Já, nos crimes de rapto ou de sedução, ocorre o contrário, pois é exigida a aquiescência como elementar do tipo. Se não houver a aceitação, configura-se crime mais grave (estupro ou atentado violento ao pudor), ocorrendo, pois, o fenômeno da atipicidade relativa.



CONSENTIMENTO COMO CAUSA DE EXCLUSÃO DA ILICITUDE.

Quando o consentimento ou o dissenso não forem elementares do tipo, funcionarão como causa de justificação, desde que preenchidos alguns requisitos legais, sejam eles: 1) disponibilidade do bem, 2) capacidade jurídica e mental para dispor desse bem, 3) que o bem jurídico seja da pessoa que consente, 4) que o consentimento seja livre e consciente, 5) que o agente pratique exatamente o fato típico previsto em lei e consentido pela vítima.

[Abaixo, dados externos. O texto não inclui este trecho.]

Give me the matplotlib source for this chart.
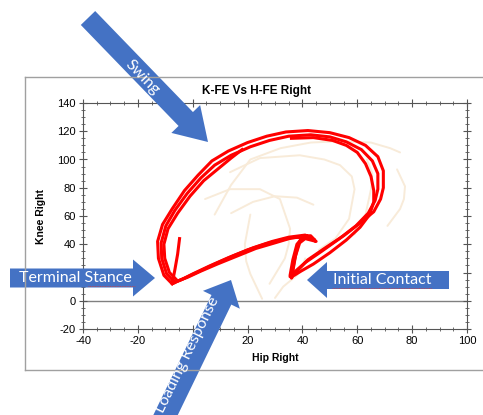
import matplotlib
matplotlib.use("Agg")

import matplotlib.pyplot as plt
from matplotlib.patches import FancyArrow
from matplotlib.ticker import MultipleLocator

plt.rcParams["axes.unicode_minus"] = False

# knee vs hip flexion, right side (degrees)
red_a_hip = [-7.5, -10.5, -12.5, -12.8, -11, -7.5, -3, 2, 7, 13, 20, 27, 34, 42, 50, 57, 63, 67.5,
             69.5, 69.5, 68.5, 66, 61, 55, 48, 42, 38.5, 36.5, 36, 37, 38.5, 40, 43, 44.5, 41, 35,
             29, 22, 15, 8, 2, -3, -6.5, -7.5, -6.5, -5.5, -4.8]
red_a_knee = [12, 18, 30, 42, 54, 65, 78, 89, 99, 106, 112, 116.5, 119.5, 120.5, 119, 115.5, 110, 102,
              92, 80, 72, 63, 55, 46, 37, 29, 22, 17.5, 16, 28, 40, 46, 46, 43, 46.5, 45,
              42, 37.5, 32, 26, 20.5, 16, 13, 12, 22, 33, 44]

red_b_hip = [-6.5, -9.5, -11.3, -11.5, -9.8, -6.5, -2, 3, 8, 14, 21, 28, 35, 43, 50, 56, 61.5, 65.5,
             67.5, 67.5, 66.5, 64, 59.5, 53.5, 47, 41, 37.5, 35.5, 35.5, 36.5, 38, 40, 42, 38, 33,
             27, 20, 13, 6, 0, -4, -6.5]
red_b_knee = [13, 19, 30, 41, 53, 64, 76, 87, 96, 103, 109, 113.5, 116.5, 117.5, 116, 112.5, 107, 99,
              90, 79, 71, 62, 53, 44, 35, 27, 21, 17, 18, 29, 40, 44.5, 44, 45, 43.5,
              40.5, 36, 30.5, 24.5, 19, 15, 13]

red_c_hip = [36, 44, 51, 56, 60, 63, 65, 66, 66, 64.5, 61, 56, 50, 44, 39.5, 37, 36.5, 37.5, 39, 41,
             45, 42, 36, 30, 23, 16, 9, 3, -2, -5.5, -8.5, -10.2, -10.5, -9, -5.5, -1, 4, 9, 14, 18]
red_c_knee = [115, 115.5, 113.5, 110, 105, 97, 88, 78, 70, 61, 52, 43, 34, 26, 21, 18, 21, 32, 41, 44,
              42, 45.5, 44.5, 41, 37, 31.5, 26, 21, 16.5, 14, 20, 30, 40, 51, 62, 74, 85, 93, 101, 107]

# faint traces of the other trials
beige_hip = [
    [8, 14, 21, 32, 43, 54, 65, 72, 75.6],
    [74.5, 77.4, 77, 75.6, 71],
    [63.5, 65.5, 65, 63, 59],
    [13.6, 24.5, 39, 48, 53.7, 58, 59, 57, 52, 46],
    [4.5, 13.6, 24.5, 31.8, 35.5, 35, 33.6, 28],
    [21, 19, 19.5, 21, 25.3],
    [14, 22, 30, 38, 44],
    [30, 33, 38, 40, 41],
]
beige_knee = [
    [61, 82, 100, 108, 112, 113, 112, 108, 105],
    [93, 81, 72, 65, 53],
    [100, 90, 79, 61, 47],
    [91, 101, 103, 100, 96, 88, 79, 58, 44, 36],
    [72, 79, 79, 72, 51, 40, 30, 12],
    [61, 40, 28, 19, 1.4],
    [62, 70, 74, 73, 68],
    [2, 10, 18, 24, 30],
]

x_ticks = [-40, -20, 0, 20, 40, 60, 80, 100]
y_ticks = [-20, 0, 20, 40, 60, 80, 100, 120, 140]

chart_title = "K-FE Vs H-FE Right"
x_title = "Hip Right"
y_title = "Knee Right"

W, H = 483, 415
fig = plt.figure(figsize=(W / 100, H / 100), dpi=100)
fig.patch.set_facecolor("white")

ax = fig.add_axes([83 / W, 1 - 329 / H, 384 / W, 226 / H])
for hx, ky in zip(beige_hip, beige_knee):
    ax.plot(hx, ky, color="#f8ebd9", lw=1.4, solid_capstyle="round", zorder=2)
ax.plot(red_a_hip, red_a_knee, color="#ff0000", lw=2.2, zorder=3)
ax.plot(red_b_hip, red_b_knee, color="#ff0000", lw=2.2, zorder=3)
ax.plot(red_c_hip, red_c_knee, color="#ff0000", lw=2.2, zorder=3)
ax.axhline(0, color="#808080", lw=1.0, zorder=1)

ax.set_xlim(x_ticks[0], x_ticks[-1])
ax.set_ylim(y_ticks[0], y_ticks[-1])
ax.set_xticks(x_ticks)
ax.set_yticks(y_ticks)
ax.xaxis.set_minor_locator(MultipleLocator(5))
ax.yaxis.set_minor_locator(MultipleLocator(5))
ax.tick_params(which="major", direction="inout", length=6, width=0.8, color="#555555",
               labelsize=8, pad=2, top=True, right=True, labeltop=False, labelright=False)
ax.tick_params(which="minor", direction="inout", length=3, width=0.6, color="#555555",
               top=True, right=True)
for lab in ax.get_xticklabels() + ax.get_yticklabels():
    lab.set_fontfamily("Liberation Sans")
for sp in ax.spines.values():
    sp.set_color("#555555")
    sp.set_linewidth(0.8)
ax.set_xlabel(x_title, fontsize=7.5, fontweight="bold", family="Liberation Sans", labelpad=5)
ax.set_ylabel(y_title, fontsize=7.5, fontweight="bold", family="Liberation Sans", labelpad=8)

# overlay in pixel coordinates for the frame and call-out arrows
ov = fig.add_axes([0, 0, 1, 1], zorder=10)
ov.set_xlim(0, W)
ov.set_ylim(H, 0)
ov.axis("off")
ov.patch.set_alpha(0)

ov.plot([25, W], [77, 77], color="#a0a0a0", lw=1.0)
ov.plot([25, W], [370, 370], color="#a0a0a0", lw=1.0)
ov.plot([25, 25], [77, 370], color="#a0a0a0", lw=1.0)

ov.text(256, 91, chart_title, ha="center", va="center", fontsize=8.5, fontweight="bold",
        family="Liberation Sans")

blue = "#4472c4"
arrows = [
    # tail x, tail y, dx, dy, width, head width, head length
    (88, 18, 120, 124, 20, 40, 32),
    (10, 278, 145, 0, 19, 37, 22),
    (449, 280, -142, 0, 18, 36, 20),
    (152, 443, 79, -163, 22, 41, 22),
]
for tx, ty, dx, dy, w, hw, hl in arrows:
    ov.add_patch(FancyArrow(tx, ty, dx, dy, width=w, head_width=hw, head_length=hl,
                            length_includes_head=True, color=blue, lw=0))

lbl = dict(color="white", family="Lato", fontsize=11.5, va="center")
ov.text(142, 77, "Swing", ha="center", rotation=-46, rotation_mode="anchor", **lbl)
ov.text(19, 278, "Terminal Stance", ha="left", **lbl)
ov.text(382, 280, "Initial Contact", ha="center", **lbl)
ov.text(188, 355, "Loading Response", ha="center", rotation=64, rotation_mode="anchor", **lbl)

# spell-check squiggles
sq = dict(color="#d04040", lw=0.6, ls=(0, (1, 1)))
ov.plot([88, 135], [286, 286], **sq)
ov.plot([332, 432], [288, 288], **sq)

fig.savefig("out.png", dpi=100)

CONSENTIMENTO E OPERAÇÕES CIRÚRGICAS.

Em situações de emergência, ou nas hipóteses de caso fortuito ou força maior (vítima inconsciente ou sem condições de consentir), dispensa-se o consentimento do paciente.

Trata-se de causa de exclusão da ilicitude, uma vez caracterizado o exercício regular de direito de exercer a profissão. Esse também resta configurado, nos casos em que há a amputação de membro grangrenado (necessário para salvar a vida do paciente) ou aborto necessário, previsto no art.128, I, do CP.

CONSENTIMENTO COMO CAUSA DE DIMINUIÇÃO DE PENA.

O consentimento, no crime de rapto consensual, além de ser elementar do tipo (art.220), também funciona como causa especial de redução de pena, respondendo o sujeito por pena de detenção.



CONSENTIMENTO DA VÍTIMA NOS DELITOS CULPOSOS.

O consentimento, nos crimes culposos, pode ser considerado eficaz, desde que a vítima seja cientificada do perigo a que se expõe e o assuma.

Assim, se um de nós resolver escalar uma montanha, mesmo sabendo dos riscos de desmoronamento, não poderá reclamar da imprudência dos alpinistas que o colocaram em situação perigosa. Entretanto, esses estarão na posição de garantidores, devendo prestar socorro se isso se mostrar necessário (dever jurídico previsto no artigo 13 do CP).





CONSENTIMENTO COMO CAUSA DE EXTINÇÃO DA PUNIBILIDADE.

O consentimento pode, ainda acarretar a extinção da punibilidade, em razão da decadência, renúncia, perdão do ofendido, perempção, dentre outros. Isso ocorre nos crimes de ação privada ou pública condicionada à representação, sendo irrelevante o fato de o bem ser ou não disponível, porque o ofendido pode ou não dar início à ação.